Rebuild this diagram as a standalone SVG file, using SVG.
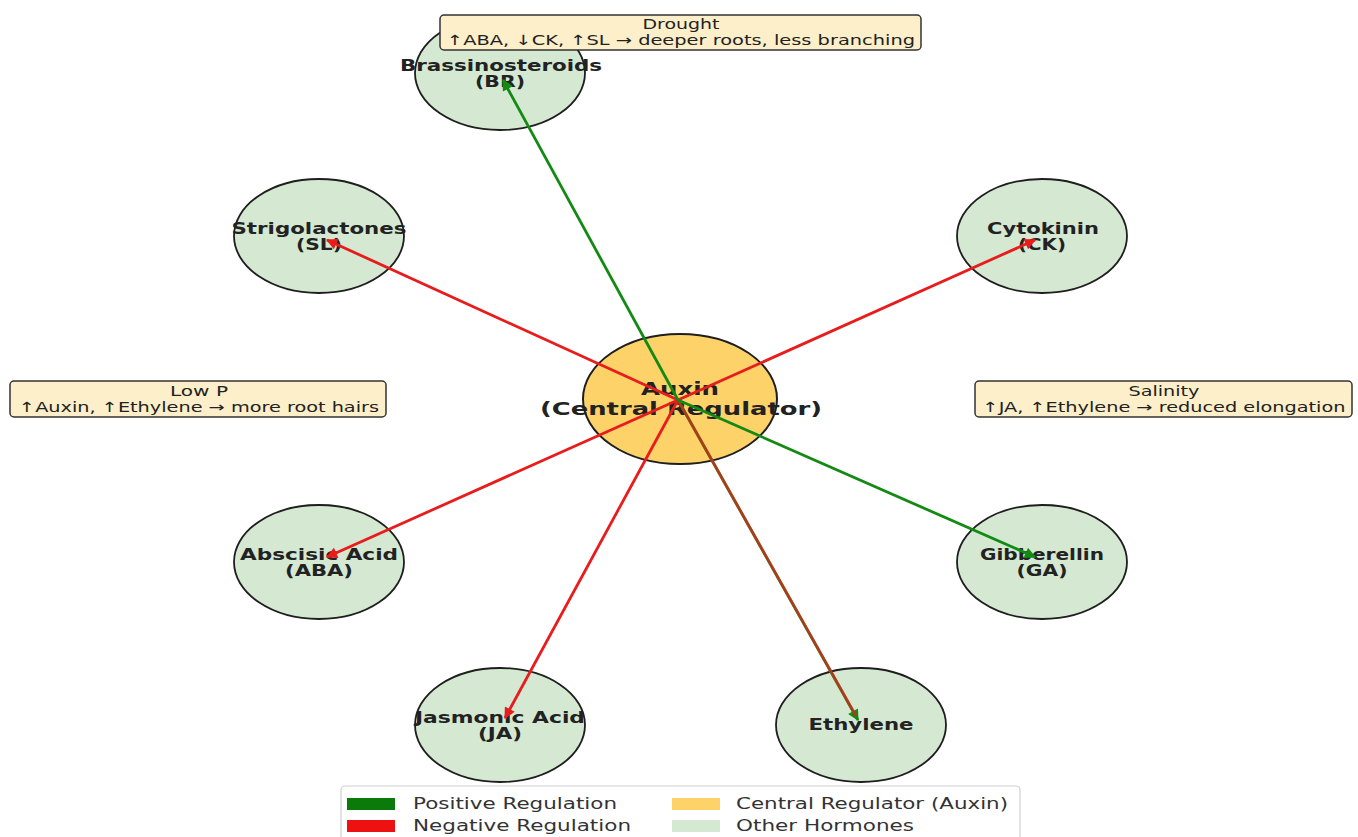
<svg xmlns="http://www.w3.org/2000/svg" width="1358" height="837" viewBox="0 0 1358 837">
<defs>
<style>
.node{fill:#d5e8d2;stroke:#1e1e1e;stroke-width:1.8}
.center{fill:#fdd269;stroke:#1e1e1e;stroke-width:2}
.lbl{font-family:"DejaVu Sans",sans-serif;font-weight:bold;font-size:15px;fill:#222;text-anchor:middle}
.big{font-size:17px}
.note{fill:#fcefc9;stroke:#333;stroke-width:1.5}
.nt{font-family:"DejaVu Sans",sans-serif;font-size:14px;fill:#222;text-anchor:middle}
.lg{font-family:"DejaVu Sans",sans-serif;font-size:15px;fill:#333}
.pos{stroke:#138a13;stroke-width:2.8;fill:none}
.neg{stroke:#e81c1c;stroke-width:2.8;fill:none}
</style>
<marker id="ag" viewBox="0 0 10 10" refX="9" refY="5" markerWidth="5" markerHeight="4" orient="auto" markerUnits="strokeWidth"><path d="M0,0L10,5L0,10z" fill="#138a13"/></marker>
<marker id="ar" viewBox="0 0 10 10" refX="9" refY="5" markerWidth="5" markerHeight="4" orient="auto" markerUnits="strokeWidth"><path d="M0,0L10,5L0,10z" fill="#e81c1c"/></marker>
</defs>
<rect width="1358" height="837" fill="#fff"/>
<g id="auxin"><ellipse class="center" cx="680" cy="399" rx="97" ry="65"/>
<text class="lbl big" x="680" y="395" textLength="78" lengthAdjust="spacingAndGlyphs">Auxin</text>
<text class="lbl big" x="681" y="415" textLength="282" lengthAdjust="spacingAndGlyphs">(Central Regulator)</text></g>
<g id="br"><ellipse class="node" cx="500" cy="73" rx="85" ry="57"/>
<text class="lbl" x="501" y="71" textLength="202" lengthAdjust="spacingAndGlyphs">Brassinosteroids</text>
<text class="lbl" x="500" y="87" textLength="50" lengthAdjust="spacingAndGlyphs">(BR)</text></g>
<g id="sl"><ellipse class="node" cx="319" cy="236" rx="85" ry="57"/>
<text class="lbl" x="319" y="234" textLength="175" lengthAdjust="spacingAndGlyphs">Strigolactones</text>
<text class="lbl" x="319" y="250" textLength="46" lengthAdjust="spacingAndGlyphs">(SL)</text></g>
<g id="ck"><ellipse class="node" cx="1042" cy="236" rx="85" ry="57"/>
<text class="lbl" x="1043" y="234" textLength="112" lengthAdjust="spacingAndGlyphs">Cytokinin</text>
<text class="lbl" x="1042" y="250" textLength="48" lengthAdjust="spacingAndGlyphs">(CK)</text></g>
<g id="aba"><ellipse class="node" cx="319" cy="562" rx="85" ry="57"/>
<text class="lbl" x="319" y="560" textLength="158" lengthAdjust="spacingAndGlyphs">Abscisic Acid</text>
<text class="lbl" x="319" y="576" textLength="68" lengthAdjust="spacingAndGlyphs">(ABA)</text></g>
<g id="ga"><ellipse class="node" cx="1042" cy="562" rx="85" ry="57"/>
<text class="lbl" x="1042" y="560" textLength="124" lengthAdjust="spacingAndGlyphs">Gibberellin</text>
<text class="lbl" x="1042" y="576" textLength="51" lengthAdjust="spacingAndGlyphs">(GA)</text></g>
<g id="ja"><ellipse class="node" cx="500" cy="725" rx="85" ry="57"/>
<text class="lbl" x="500" y="723" textLength="170" lengthAdjust="spacingAndGlyphs">Jasmonic Acid</text>
<text class="lbl" x="500" y="739" textLength="44" lengthAdjust="spacingAndGlyphs">(JA)</text></g>
<g id="eth"><ellipse class="node" cx="861" cy="725" rx="85" ry="57"/>
<text class="lbl" x="861" y="730" textLength="105" lengthAdjust="spacingAndGlyphs">Ethylene</text></g>
<g id="connectors">
<line class="neg" x1="678" y1="400" x2="327" y2="240" marker-end="url(#ar)"/>
<line class="neg" x1="678" y1="400" x2="1035" y2="240" marker-end="url(#ar)"/>
<line class="neg" x1="678" y1="400" x2="327" y2="557" marker-end="url(#ar)"/>
<line class="neg" x1="678" y1="400" x2="505" y2="718" marker-end="url(#ar)"/>
<line class="pos" x1="678" y1="400" x2="858" y2="720" marker-end="url(#ag)"/>
<line class="neg" x1="678" y1="400" x2="856" y2="716" stroke-opacity="0.7"/>
<line class="pos" x1="678" y1="400" x2="503" y2="80" marker-end="url(#ag)"/>
<line class="pos" x1="678" y1="400" x2="1035" y2="557" marker-end="url(#ag)"/>
</g>
<g id="drought"><rect class="note" x="440" y="15" width="481" height="35" rx="4"/>
<text class="nt" x="681" y="29" textLength="77" lengthAdjust="spacingAndGlyphs">Drought</text>
<text class="nt" x="681" y="45" textLength="468" lengthAdjust="spacingAndGlyphs">↑ABA, ↓CK, ↑SL → deeper roots, less branching</text></g>
<g id="lowp"><rect class="note" x="10" y="381" width="376" height="36" rx="4"/>
<text class="nt" x="199" y="396" textLength="58" lengthAdjust="spacingAndGlyphs">Low P</text>
<text class="nt" x="199" y="412" textLength="360" lengthAdjust="spacingAndGlyphs">↑Auxin, ↑Ethylene → more root hairs</text></g>
<g id="salinity"><rect class="note" x="975" y="381" width="377" height="36" rx="4"/>
<text class="nt" x="1164" y="396" textLength="71" lengthAdjust="spacingAndGlyphs">Salinity</text>
<text class="nt" x="1164" y="412" textLength="363" lengthAdjust="spacingAndGlyphs">↑JA, ↑Ethylene → reduced elongation</text></g>
<g id="legend"><rect x="341" y="786" width="679" height="60" rx="4" fill="#fff" stroke="#d0d0d0" stroke-width="1.2"/>
<rect x="347" y="798" width="48" height="12" fill="#0a7a0a"/>
<rect x="347" y="820" width="48" height="12" fill="#ee1111"/>
<rect x="672" y="798" width="48" height="12" fill="#fdd269"/>
<rect x="672" y="820" width="48" height="12" fill="#d5e8d2"/>
<text class="lg" x="413" y="809" textLength="204" lengthAdjust="spacingAndGlyphs">Positive Regulation</text>
<text class="lg" x="413" y="831" textLength="218" lengthAdjust="spacingAndGlyphs">Negative Regulation</text>
<text class="lg" x="736" y="809" textLength="272" lengthAdjust="spacingAndGlyphs">Central Regulator (Auxin)</text>
<text class="lg" x="736" y="831" textLength="178" lengthAdjust="spacingAndGlyphs">Other Hormones</text></g>
</svg>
================
__WHAT TO PRODUCE__.
Copy out each line word for word, please, skipping the images.

__TASK RESULT__.
Rebuild this diagram as a standalone SVG file, using SVG.
<svg xmlns="http://www.w3.org/2000/svg" width="1358" height="837" viewBox="0 0 1358 837">
<defs>
<style>
.node{fill:#d5e8d2;stroke:#1e1e1e;stroke-width:1.8}
.center{fill:#fdd269;stroke:#1e1e1e;stroke-width:2}
.lbl{font-family:"DejaVu Sans",sans-serif;font-weight:bold;font-size:15px;fill:#222;text-anchor:middle}
.big{font-size:17px}
.note{fill:#fcefc9;stroke:#333;stroke-width:1.5}
.nt{font-family:"DejaVu Sans",sans-serif;font-size:14px;fill:#222;text-anchor:middle}
.lg{font-family:"DejaVu Sans",sans-serif;font-size:15px;fill:#333}
.pos{stroke:#138a13;stroke-width:2.8;fill:none}
.neg{stroke:#e81c1c;stroke-width:2.8;fill:none}
</style>
<marker id="ag" viewBox="0 0 10 10" refX="9" refY="5" markerWidth="5" markerHeight="4" orient="auto" markerUnits="strokeWidth"><path d="M0,0L10,5L0,10z" fill="#138a13"/></marker>
<marker id="ar" viewBox="0 0 10 10" refX="9" refY="5" markerWidth="5" markerHeight="4" orient="auto" markerUnits="strokeWidth"><path d="M0,0L10,5L0,10z" fill="#e81c1c"/></marker>
</defs>
<rect width="1358" height="837" fill="#fff"/>
<g id="auxin"><ellipse class="center" cx="680" cy="399" rx="97" ry="65"/>
<text class="lbl big" x="680" y="395" textLength="78" lengthAdjust="spacingAndGlyphs">Auxin</text>
<text class="lbl big" x="681" y="415" textLength="282" lengthAdjust="spacingAndGlyphs">(Central Regulator)</text></g>
<g id="br"><ellipse class="node" cx="500" cy="73" rx="85" ry="57"/>
<text class="lbl" x="501" y="71" textLength="202" lengthAdjust="spacingAndGlyphs">Brassinosteroids</text>
<text class="lbl" x="500" y="87" textLength="50" lengthAdjust="spacingAndGlyphs">(BR)</text></g>
<g id="sl"><ellipse class="node" cx="319" cy="236" rx="85" ry="57"/>
<text class="lbl" x="319" y="234" textLength="175" lengthAdjust="spacingAndGlyphs">Strigolactones</text>
<text class="lbl" x="319" y="250" textLength="46" lengthAdjust="spacingAndGlyphs">(SL)</text></g>
<g id="ck"><ellipse class="node" cx="1042" cy="236" rx="85" ry="57"/>
<text class="lbl" x="1043" y="234" textLength="112" lengthAdjust="spacingAndGlyphs">Cytokinin</text>
<text class="lbl" x="1042" y="250" textLength="48" lengthAdjust="spacingAndGlyphs">(CK)</text></g>
<g id="aba"><ellipse class="node" cx="319" cy="562" rx="85" ry="57"/>
<text class="lbl" x="319" y="560" textLength="158" lengthAdjust="spacingAndGlyphs">Abscisic Acid</text>
<text class="lbl" x="319" y="576" textLength="68" lengthAdjust="spacingAndGlyphs">(ABA)</text></g>
<g id="ga"><ellipse class="node" cx="1042" cy="562" rx="85" ry="57"/>
<text class="lbl" x="1042" y="560" textLength="124" lengthAdjust="spacingAndGlyphs">Gibberellin</text>
<text class="lbl" x="1042" y="576" textLength="51" lengthAdjust="spacingAndGlyphs">(GA)</text></g>
<g id="ja"><ellipse class="node" cx="500" cy="725" rx="85" ry="57"/>
<text class="lbl" x="500" y="723" textLength="170" lengthAdjust="spacingAndGlyphs">Jasmonic Acid</text>
<text class="lbl" x="500" y="739" textLength="44" lengthAdjust="spacingAndGlyphs">(JA)</text></g>
<g id="eth"><ellipse class="node" cx="861" cy="725" rx="85" ry="57"/>
<text class="lbl" x="861" y="730" textLength="105" lengthAdjust="spacingAndGlyphs">Ethylene</text></g>
<g id="connectors">
<line class="neg" x1="678" y1="400" x2="327" y2="240" marker-end="url(#ar)"/>
<line class="neg" x1="678" y1="400" x2="1035" y2="240" marker-end="url(#ar)"/>
<line class="neg" x1="678" y1="400" x2="327" y2="557" marker-end="url(#ar)"/>
<line class="neg" x1="678" y1="400" x2="505" y2="718" marker-end="url(#ar)"/>
<line class="pos" x1="678" y1="400" x2="858" y2="720" marker-end="url(#ag)"/>
<line class="neg" x1="678" y1="400" x2="856" y2="716" stroke-opacity="0.7"/>
<line class="pos" x1="678" y1="400" x2="503" y2="80" marker-end="url(#ag)"/>
<line class="pos" x1="678" y1="400" x2="1035" y2="557" marker-end="url(#ag)"/>
</g>
<g id="drought"><rect class="note" x="440" y="15" width="481" height="35" rx="4"/>
<text class="nt" x="681" y="29" textLength="77" lengthAdjust="spacingAndGlyphs">Drought</text>
<text class="nt" x="681" y="45" textLength="468" lengthAdjust="spacingAndGlyphs">↑ABA, ↓CK, ↑SL → deeper roots, less branching</text></g>
<g id="lowp"><rect class="note" x="10" y="381" width="376" height="36" rx="4"/>
<text class="nt" x="199" y="396" textLength="58" lengthAdjust="spacingAndGlyphs">Low P</text>
<text class="nt" x="199" y="412" textLength="360" lengthAdjust="spacingAndGlyphs">↑Auxin, ↑Ethylene → more root hairs</text></g>
<g id="salinity"><rect class="note" x="975" y="381" width="377" height="36" rx="4"/>
<text class="nt" x="1164" y="396" textLength="71" lengthAdjust="spacingAndGlyphs">Salinity</text>
<text class="nt" x="1164" y="412" textLength="363" lengthAdjust="spacingAndGlyphs">↑JA, ↑Ethylene → reduced elongation</text></g>
<g id="legend"><rect x="341" y="786" width="679" height="60" rx="4" fill="#fff" stroke="#d0d0d0" stroke-width="1.2"/>
<rect x="347" y="798" width="48" height="12" fill="#0a7a0a"/>
<rect x="347" y="820" width="48" height="12" fill="#ee1111"/>
<rect x="672" y="798" width="48" height="12" fill="#fdd269"/>
<rect x="672" y="820" width="48" height="12" fill="#d5e8d2"/>
<text class="lg" x="413" y="809" textLength="204" lengthAdjust="spacingAndGlyphs">Positive Regulation</text>
<text class="lg" x="413" y="831" textLength="218" lengthAdjust="spacingAndGlyphs">Negative Regulation</text>
<text class="lg" x="736" y="809" textLength="272" lengthAdjust="spacingAndGlyphs">Central Regulator (Auxin)</text>
<text class="lg" x="736" y="831" textLength="178" lengthAdjust="spacingAndGlyphs">Other Hormones</text></g>
</svg>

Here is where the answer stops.